### What the task requires
Collect every line in the records below that contains the word "this".

### Extracted data
+++
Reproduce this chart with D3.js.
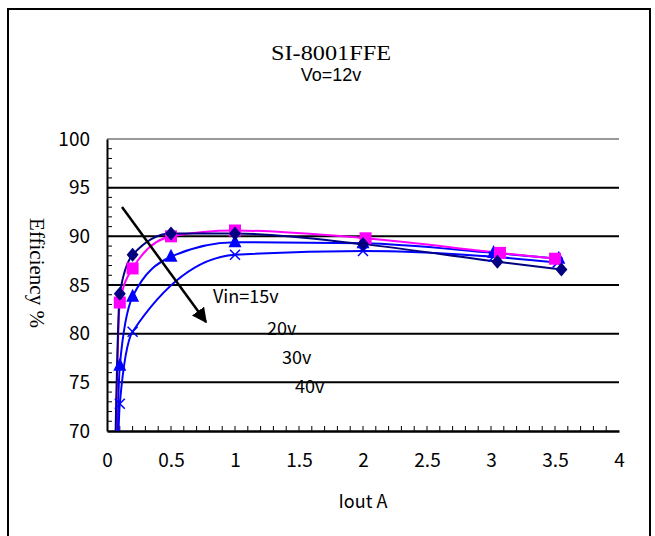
+++
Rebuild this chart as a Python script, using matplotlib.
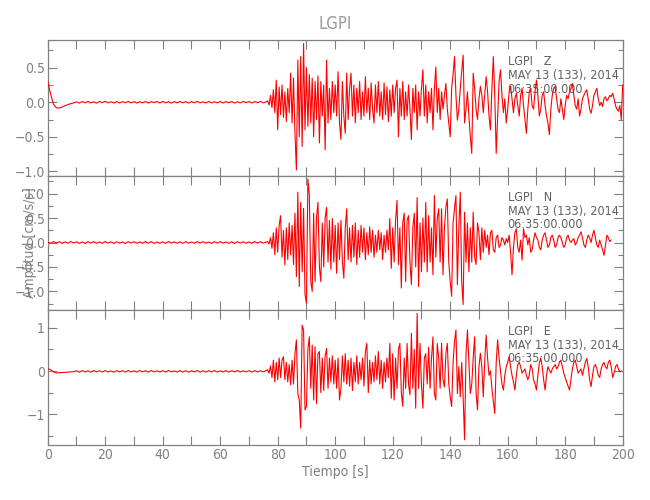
+++
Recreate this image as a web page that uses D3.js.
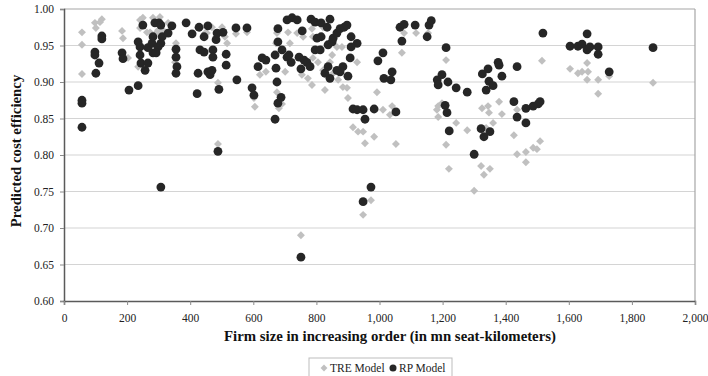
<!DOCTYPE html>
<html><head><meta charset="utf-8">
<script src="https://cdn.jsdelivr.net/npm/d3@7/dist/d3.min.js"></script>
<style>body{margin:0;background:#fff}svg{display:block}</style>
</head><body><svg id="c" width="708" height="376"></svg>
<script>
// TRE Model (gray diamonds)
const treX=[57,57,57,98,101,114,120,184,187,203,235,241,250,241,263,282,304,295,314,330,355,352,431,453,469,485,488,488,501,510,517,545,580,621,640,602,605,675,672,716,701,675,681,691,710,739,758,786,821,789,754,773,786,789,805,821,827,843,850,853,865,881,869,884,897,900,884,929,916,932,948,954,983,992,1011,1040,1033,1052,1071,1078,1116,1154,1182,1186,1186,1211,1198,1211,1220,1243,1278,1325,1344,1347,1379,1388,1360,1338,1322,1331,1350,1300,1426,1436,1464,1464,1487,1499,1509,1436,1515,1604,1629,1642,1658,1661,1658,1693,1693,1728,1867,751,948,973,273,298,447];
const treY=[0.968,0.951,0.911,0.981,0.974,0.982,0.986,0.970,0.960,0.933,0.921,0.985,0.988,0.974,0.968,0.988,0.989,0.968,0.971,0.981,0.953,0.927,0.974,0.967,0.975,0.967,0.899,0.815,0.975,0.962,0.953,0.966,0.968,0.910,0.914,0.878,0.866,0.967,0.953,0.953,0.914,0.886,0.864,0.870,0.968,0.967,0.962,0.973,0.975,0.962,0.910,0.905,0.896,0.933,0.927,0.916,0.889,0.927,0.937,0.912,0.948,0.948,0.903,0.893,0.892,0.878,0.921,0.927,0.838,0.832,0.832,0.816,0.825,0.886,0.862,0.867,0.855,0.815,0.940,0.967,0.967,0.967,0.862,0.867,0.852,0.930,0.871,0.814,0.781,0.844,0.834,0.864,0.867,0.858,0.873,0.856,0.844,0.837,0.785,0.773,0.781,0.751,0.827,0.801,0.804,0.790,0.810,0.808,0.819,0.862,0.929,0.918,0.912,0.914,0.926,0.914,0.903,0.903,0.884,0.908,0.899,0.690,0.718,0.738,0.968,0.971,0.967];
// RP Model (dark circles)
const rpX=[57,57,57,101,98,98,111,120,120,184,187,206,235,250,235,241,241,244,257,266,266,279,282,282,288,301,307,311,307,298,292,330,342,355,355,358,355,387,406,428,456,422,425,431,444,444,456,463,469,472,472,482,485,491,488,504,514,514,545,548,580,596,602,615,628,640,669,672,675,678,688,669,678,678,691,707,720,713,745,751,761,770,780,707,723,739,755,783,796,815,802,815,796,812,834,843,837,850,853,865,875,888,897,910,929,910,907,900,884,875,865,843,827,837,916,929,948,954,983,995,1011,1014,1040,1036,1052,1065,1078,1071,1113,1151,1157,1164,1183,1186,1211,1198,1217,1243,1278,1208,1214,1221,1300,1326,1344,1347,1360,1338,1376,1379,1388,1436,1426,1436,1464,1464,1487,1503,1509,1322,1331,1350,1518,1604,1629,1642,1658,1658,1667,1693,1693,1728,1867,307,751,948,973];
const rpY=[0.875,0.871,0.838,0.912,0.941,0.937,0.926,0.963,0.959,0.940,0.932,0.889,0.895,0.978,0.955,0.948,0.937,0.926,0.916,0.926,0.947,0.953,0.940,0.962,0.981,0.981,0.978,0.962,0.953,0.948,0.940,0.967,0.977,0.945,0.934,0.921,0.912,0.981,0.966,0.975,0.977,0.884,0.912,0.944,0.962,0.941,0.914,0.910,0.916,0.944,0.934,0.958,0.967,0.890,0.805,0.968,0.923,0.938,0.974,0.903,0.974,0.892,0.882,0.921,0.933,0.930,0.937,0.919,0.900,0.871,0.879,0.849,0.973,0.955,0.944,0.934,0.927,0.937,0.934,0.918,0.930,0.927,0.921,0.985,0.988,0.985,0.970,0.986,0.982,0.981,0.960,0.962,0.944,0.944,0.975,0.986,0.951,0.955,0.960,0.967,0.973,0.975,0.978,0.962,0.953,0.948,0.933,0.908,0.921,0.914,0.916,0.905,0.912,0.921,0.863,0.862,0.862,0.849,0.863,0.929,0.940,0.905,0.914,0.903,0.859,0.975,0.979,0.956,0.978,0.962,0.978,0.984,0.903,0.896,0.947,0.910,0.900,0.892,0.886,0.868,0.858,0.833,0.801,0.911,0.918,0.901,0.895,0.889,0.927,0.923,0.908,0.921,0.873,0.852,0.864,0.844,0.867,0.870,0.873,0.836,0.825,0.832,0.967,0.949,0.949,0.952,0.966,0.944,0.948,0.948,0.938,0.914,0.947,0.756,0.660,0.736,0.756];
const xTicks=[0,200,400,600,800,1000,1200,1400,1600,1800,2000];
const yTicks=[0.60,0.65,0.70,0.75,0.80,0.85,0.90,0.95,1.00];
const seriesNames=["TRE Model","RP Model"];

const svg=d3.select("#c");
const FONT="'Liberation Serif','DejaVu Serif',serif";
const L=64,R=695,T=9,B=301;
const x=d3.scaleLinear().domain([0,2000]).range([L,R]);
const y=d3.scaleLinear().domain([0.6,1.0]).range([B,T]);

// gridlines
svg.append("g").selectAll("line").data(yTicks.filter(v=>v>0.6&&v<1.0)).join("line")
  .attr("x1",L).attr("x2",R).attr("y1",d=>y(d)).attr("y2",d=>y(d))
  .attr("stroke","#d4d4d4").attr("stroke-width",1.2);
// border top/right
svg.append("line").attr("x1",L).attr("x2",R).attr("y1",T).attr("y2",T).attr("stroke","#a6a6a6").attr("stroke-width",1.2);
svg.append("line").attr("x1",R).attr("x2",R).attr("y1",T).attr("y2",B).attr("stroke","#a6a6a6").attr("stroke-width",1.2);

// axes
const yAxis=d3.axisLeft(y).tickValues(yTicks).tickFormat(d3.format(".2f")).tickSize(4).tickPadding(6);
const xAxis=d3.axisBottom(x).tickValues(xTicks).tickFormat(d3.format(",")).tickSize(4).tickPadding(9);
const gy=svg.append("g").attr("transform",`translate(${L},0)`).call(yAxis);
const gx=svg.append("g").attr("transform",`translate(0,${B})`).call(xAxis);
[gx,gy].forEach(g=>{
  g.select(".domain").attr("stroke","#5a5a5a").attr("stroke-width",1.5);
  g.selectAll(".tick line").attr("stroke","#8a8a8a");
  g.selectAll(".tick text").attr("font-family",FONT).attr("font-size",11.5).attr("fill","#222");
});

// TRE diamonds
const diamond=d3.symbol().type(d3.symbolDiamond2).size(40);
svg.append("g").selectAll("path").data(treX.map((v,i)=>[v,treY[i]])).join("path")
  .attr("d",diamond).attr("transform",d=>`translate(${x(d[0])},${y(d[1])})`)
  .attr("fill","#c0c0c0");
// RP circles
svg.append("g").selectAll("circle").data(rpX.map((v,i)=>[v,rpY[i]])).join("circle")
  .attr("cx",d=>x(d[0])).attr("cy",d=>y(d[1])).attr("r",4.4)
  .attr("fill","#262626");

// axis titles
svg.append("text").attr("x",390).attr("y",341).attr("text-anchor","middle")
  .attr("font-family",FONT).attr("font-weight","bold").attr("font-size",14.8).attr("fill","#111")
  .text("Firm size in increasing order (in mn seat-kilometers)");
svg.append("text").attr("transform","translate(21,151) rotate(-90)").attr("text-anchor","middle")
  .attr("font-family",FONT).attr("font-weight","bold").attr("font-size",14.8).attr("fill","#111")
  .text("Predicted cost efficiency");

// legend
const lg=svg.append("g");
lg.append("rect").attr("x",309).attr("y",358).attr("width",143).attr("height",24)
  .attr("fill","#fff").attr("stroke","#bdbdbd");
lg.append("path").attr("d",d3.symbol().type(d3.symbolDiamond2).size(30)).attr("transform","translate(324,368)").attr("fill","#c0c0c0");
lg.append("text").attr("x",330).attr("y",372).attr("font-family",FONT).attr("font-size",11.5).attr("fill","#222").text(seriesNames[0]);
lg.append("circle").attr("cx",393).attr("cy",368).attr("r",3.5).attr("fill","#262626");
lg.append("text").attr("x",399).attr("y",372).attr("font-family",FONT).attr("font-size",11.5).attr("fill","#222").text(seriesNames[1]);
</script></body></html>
+++
### Result of the exercise
Reproduce this chart with D3.js.
Rebuild this chart as a Python script, using matplotlib.
Recreate this image as a web page that uses D3.js.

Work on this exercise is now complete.